I’ve had the unfortunate experience of having to attend three funerals in the last week and a half. While none of them were unexpected, it’s always sad for the grieving families. But in an odd juxtaposition, I can’t help but think about how to grieve for the living, the Ghosts.
I’ve suffered many losses. Not by death, but by abandonment, also sometimes known as Ghosting in today’s vernacular. I feel like I’ve spent my entire life grieving on some level. It began with my biological father, who left when I was six months old, followed by my mother, who abandoned me when I was 11 years old, and then my adoptive father, who abandoned me when I was 15 years old. So even though those people are still living, I’ve had to grieve for those losses. At this juncture, they’ve come back into my life, somewhat hovering around as if they don’t quite know what to do with me, given the actions of their pasts. I know that I can say, on some level, I never got over those losses. And I certainly didn’t have the tools to properly grieve for them, then or now.

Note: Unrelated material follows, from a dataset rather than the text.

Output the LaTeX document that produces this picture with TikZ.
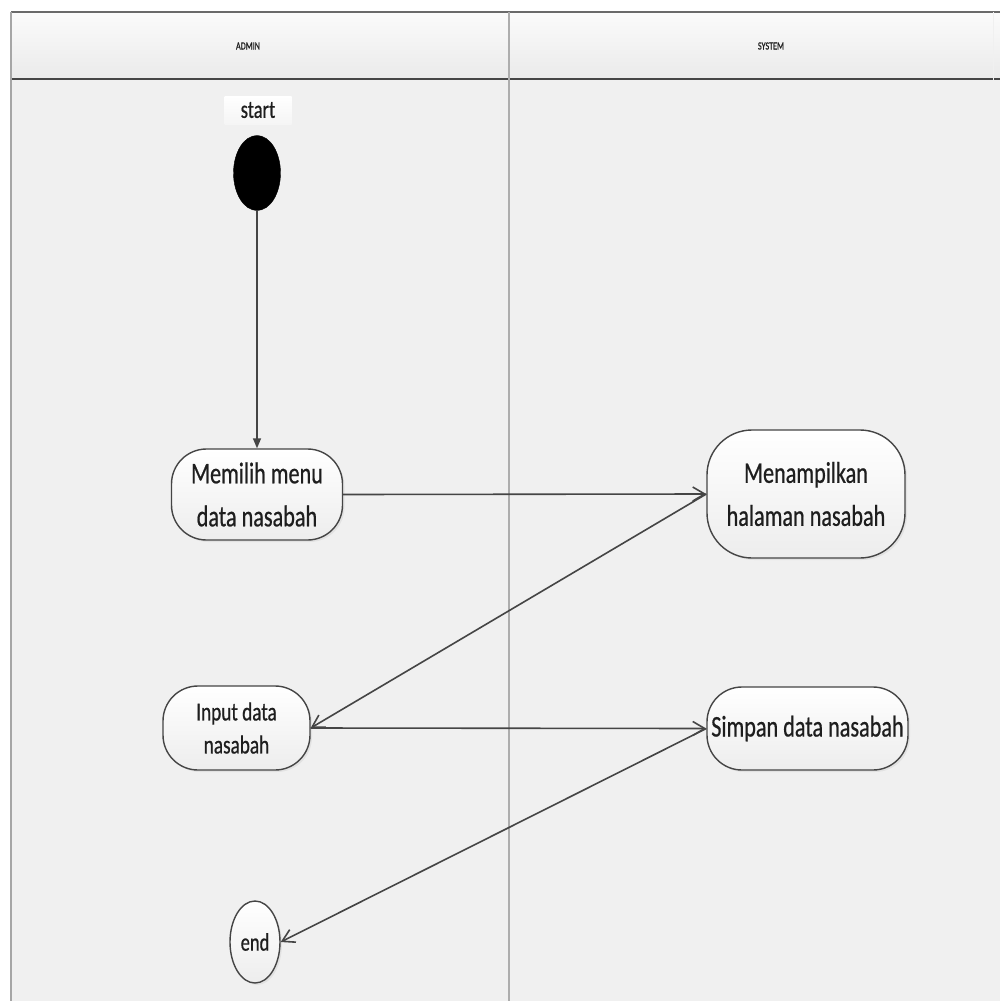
\documentclass[tikz,border=0pt]{standalone}
\usepackage{fontspec}
\setmainfont{Carlito}
\newfontfamily\lab[FakeStretch=0.74,FakeBold=0.6]{Carlito}
\usetikzlibrary{arrows.meta,shapes.geometric,shadows}
\definecolor{lanebg}{HTML}{F0F0F0}
\definecolor{headtop}{HTML}{FBFBFB}
\definecolor{headbot}{HTML}{EAEAEA}
\definecolor{edge}{HTML}{454545}
\definecolor{nodebot}{HTML}{EDEDED}
\definecolor{txt}{HTML}{1E1E1E}
\begin{document}
\begin{tikzpicture}[x=1pt,y=-1pt,
  act/.style={draw=edge,line width=1.4pt,top color=white,bottom color=nodebot,
    align=center,inner sep=0pt,text=txt,
    drop shadow={opacity=0.12,shadow xshift=2pt,shadow yshift=-2pt},
    font=\lab\fontsize{30}{43}\selectfont},
  flow/.style={draw=edge,line width=1.6pt,
    -{Straight Barb[length=12pt,width=14pt,line width=1.6pt]}},
  startflow/.style={draw=edge,line width=1.5pt,
    -{Triangle[length=10pt,width=8pt]}},
  lanetitle/.style={text=txt,font=\lab\fontsize{11}{13}\selectfont}]
\useasboundingbox (0,0) rectangle (1000,1001);
\fill[white] (0,0) rectangle (1000,1001);
% swimlane body and header
\fill[lanebg] (11,79) rectangle (1000,1001);
\shade[top color=headtop,bottom color=headbot] (11,12) rectangle (1000,79);
\draw[line width=8pt,black!6] (509,80) -- (509,1001);
\draw[line width=1.5pt,edge!80] (11,12) -- (1000,12);
\draw[line width=2pt,edge] (11,79) -- (1000,79);
\draw[line width=2.5pt,black!35] (11,12) -- (11,1001);
\draw[line width=2.5pt,black!32] (509,12) -- (509,1001);
\draw[line width=0.8pt,black!6] (993,12) -- (993,1001);
\node[lanetitle] (admin) at (248,46) {ADMIN};
\node[lanetitle] (system) at (771,46) {SYSTEM};
% start
\node[top color=white,bottom color=black!4,minimum width=67pt,minimum height=28pt,
  inner sep=0pt,text=txt,font=\lab\fontsize{25}{28}\selectfont] (startlabel) at (258,110) {start};
\node[ellipse,fill=black,draw=black,minimum width=47pt,minimum height=75pt,inner sep=0pt] (start) at (257,173) {};
% activities
\node[act,minimum width=171pt,minimum height=91pt,rounded corners=35pt] (memilih) at (257,494.5) {Memilih menu\\data nasabah};
\node[act,minimum width=198pt,minimum height=128pt,rounded corners=45pt] (menampilkan) at (806,494) {Menampilkan\\halaman nasabah};
\node[act,minimum width=147pt,minimum height=84pt,rounded corners=35pt,
  font=\lab\fontsize{26}{33}\selectfont] (input) at (236.5,728) {Input data\\nasabah};
\node[act,minimum width=201pt,minimum height=83pt,rounded corners=35pt] (simpan) at (807.5,728.5) {Simpan data nasabah};
\node[act,ellipse,minimum width=50pt,minimum height=82pt,
  font=\lab\fontsize{25}{28}\selectfont] (end) at (255,942) {end};
% control flow
\draw[startflow] (start.south) -- (memilih.north);
\draw[flow] (memilih.east) -- (menampilkan.west);
\draw[flow] (menampilkan.west) -- (input.east);
\draw[flow] (input.east) -- (simpan.west);
\draw[flow] (simpan.west) -- (end.east);
\end{tikzpicture}
\end{document}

Meanwhile, due to so many upheavals during my past, I’ve lost many friends. And that has been the most difficult of all in my grieving process. I missed out on long term friendships because I was always moving away. In seventh grade, twice in eighth grade, and again in 10th grade. Anyone who’s ever been a teenager, especially between the ages of 11 to 15, can appreciate how painful it must be to say goodbye forever to your closest friends, your allies, your first loves, your lifelines.

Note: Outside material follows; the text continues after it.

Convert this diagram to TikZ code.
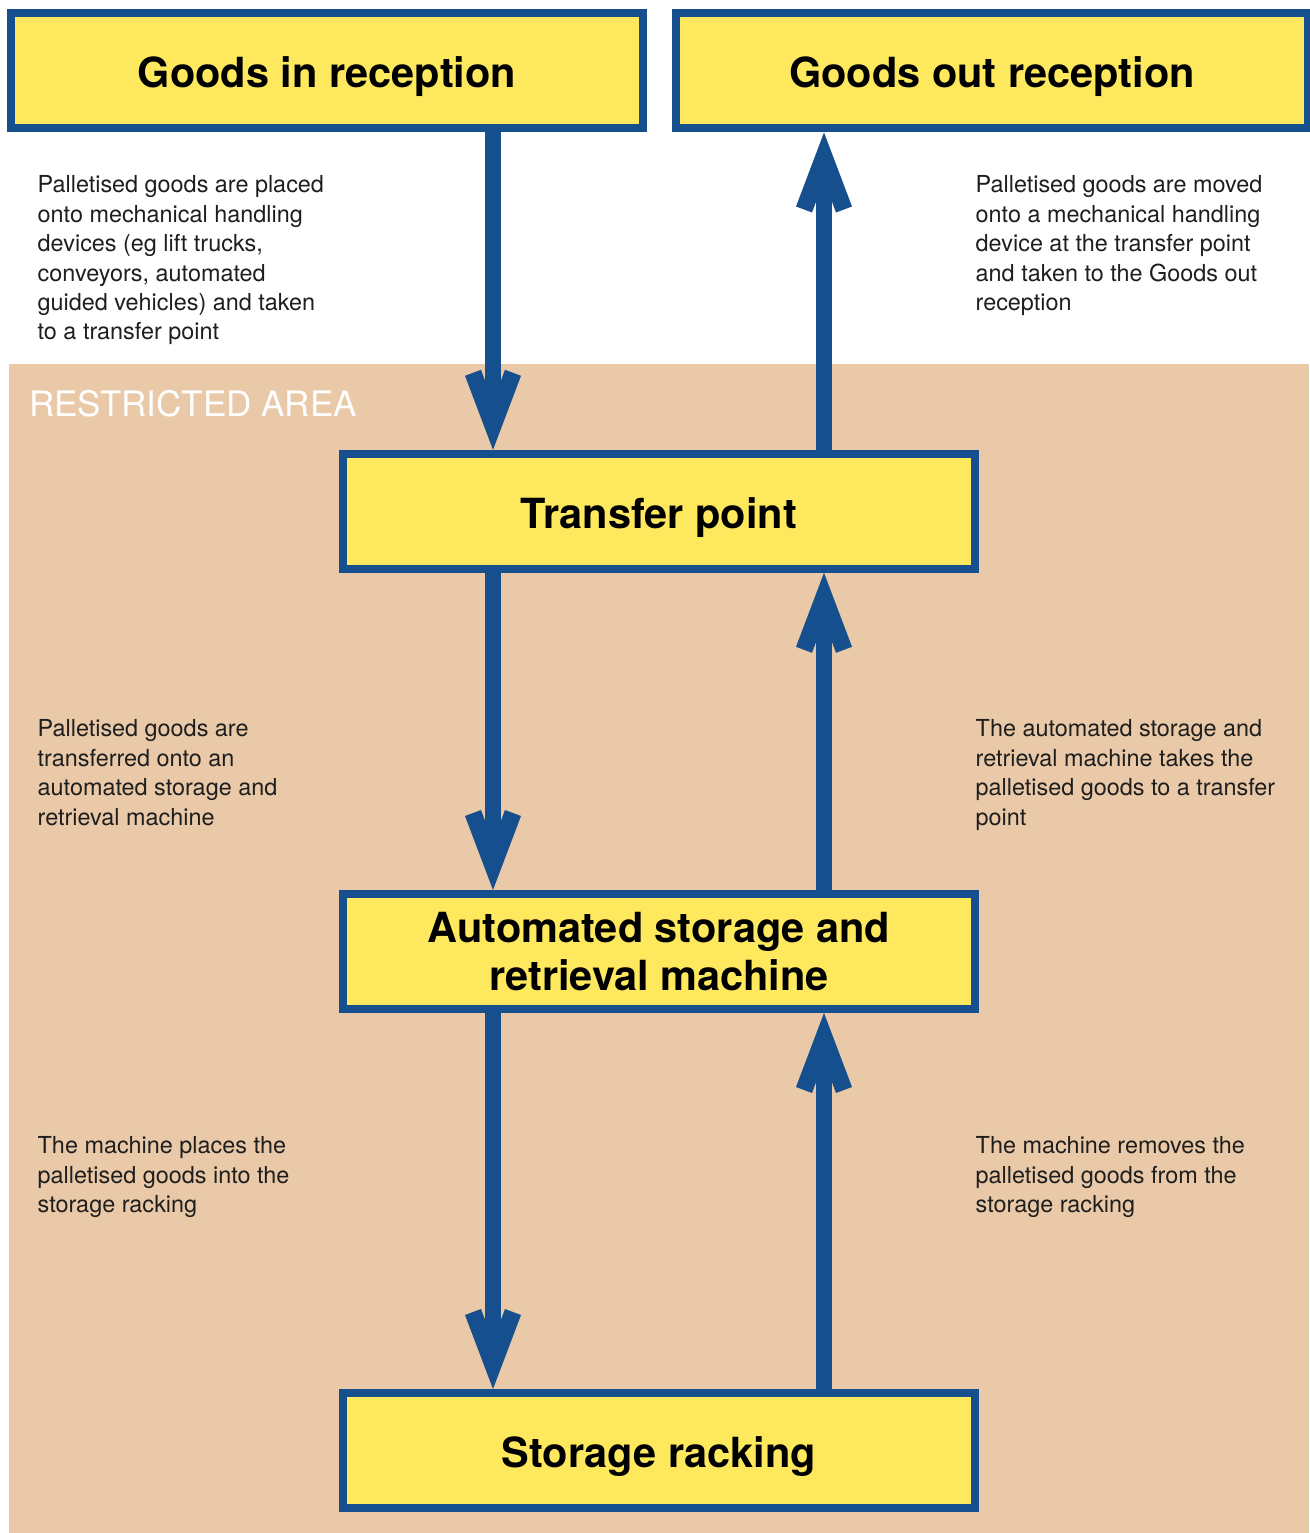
\documentclass[tikz,border=0pt]{standalone}
\usepackage{fontspec}
\setmainfont{TeX Gyre Heros}
\definecolor{blueline}{RGB}{22,79,142}
\definecolor{yel}{RGB}{254,233,94}
\definecolor{tanbg}{RGB}{233,201,168}
\definecolor{txt}{RGB}{30,30,30}
\begin{document}
\begin{tikzpicture}[x=1pt,y=-1pt,
  heading/.style={font=\fontsize{41.5}{48}\selectfont\bfseries},
  box/.style={draw=blueline, line width=8pt, fill=yel, minimum width=632pt,
    minimum height=115pt, inner sep=0pt, align=center, heading, text=black},
  onebox/.style={box, text height=34pt, text depth=0pt},
  bodytext/.style={anchor=north west, inner sep=0pt, align=left, text=txt,
    font=\fontsize{23.4}{29.4}\selectfont},
  shaft/.style={draw=blueline, line width=16pt, line cap=butt, shorten >=40pt},
  headdown/.pic={\fill[blueline] (0,0) -- (-28,-74) -- (-12,-80) -- (0,-48) -- (12,-80) -- (28,-74) -- cycle;},
  headup/.pic={\fill[blueline] (0,0) -- (-28,74) -- (-12,80) -- (0,48) -- (12,80) -- (28,74) -- cycle;}]
\useasboundingbox (0,0) rectangle (1309,1533);
\fill[white] (0,0) rectangle (1309,1533);
\fill[tanbg] (9,364) rectangle (1309,1533);
\node[anchor=base west, inner sep=0pt, text=white, font=\fontsize{35}{40}\selectfont] (ra) at (29,416) {RESTRICTED AREA};

\node[onebox] (gin) at (327,71) {Goods in reception};
\node[onebox] (gout) at (992,71) {Goods out reception};
\node[onebox] (tp) at (659,511.3) {Transfer point};
\node[box] (asrm) at (659,951.5) {Automated storage and\\retrieval machine};
\node[onebox] (sr) at (659,1450.5) {Storage racking};

\coordinate (xl) at (493,0);
\coordinate (xr) at (824,0);

\draw[shaft] (gin.south -| xl) -- (tp.north -| xl);
\pic at (tp.north -| xl) {headdown};
\draw[shaft] (tp.north -| xr) -- (gout.south -| xr);
\pic at (gout.south -| xr) {headup};
\draw[shaft] (tp.south -| xl) -- (asrm.north -| xl);
\pic at (asrm.north -| xl) {headdown};
\draw[shaft] (asrm.north -| xr) -- (tp.south -| xr);
\pic at (tp.south -| xr) {headup};
\draw[shaft] (asrm.south -| xl) -- (sr.north -| xl);
\pic at (sr.north -| xl) {headdown};
\draw[shaft] (sr.north -| xr) -- (asrm.south -| xr);
\pic at (asrm.south -| xr) {headup};

\node[bodytext] (t1) at (37.5,172.1) {\strut Palletised goods are placed\\onto mechanical handling\\devices (eg lift trucks,\\conveyors, automated\\guided vehicles) and taken\\to a transfer point};
\node[bodytext] (t2) at (975.5,172.1) {\strut Palletised goods are moved\\onto a mechanical handling\\device at the transfer point\\and taken to the Goods out\\reception};
\node[bodytext] (t3) at (37.5,716.1) {\strut Palletised goods are\\transferred onto an\\automated storage and\\retrieval machine};
\node[bodytext] (t4) at (975.5,716.1) {\strut The automated storage and\\retrieval machine takes the\\palletised goods to a transfer\\point};
\node[bodytext] (t5) at (37.5,1133.1) {\strut The machine places the\\palletised goods into the\\storage racking};
\node[bodytext] (t6) at (975.5,1133.1) {\strut The machine removes the\\palletised goods from the\\storage racking};
\end{tikzpicture}
\end{document}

As an adult, I have suffered additional losses by those I call the living ghosts. Those who have decided to leave me and not let me know why. And while I suspect I know what their reasons are, and feel I have no choice but to respect them, I just feel tremendous grief and loss, all the time.
As I reflect on these funerals that I’ve attended recently, I observed that the survivors are understood and nurtured in their grief. While painful for them, it is a finality of sorts which usually allows them to begin the process of learning to live without their loved one for the rest of their lives. However, when dealing with abandonment and ghosting, I am not afforded the same comfort. The person lives on, sometimes in my midst, and I am left wondering what could have been. I will always wonder what could have been done differently or what I could have done differently to avoid the pain of so much loss. It is simply a variant, unvalidated form of grieving that never seems to abate or heal. I can’t help but wonder how I’ll feel when the loss is final, once they’ve reached the end of their lives. Will I then finally be able to grieve and accept the loss and heal?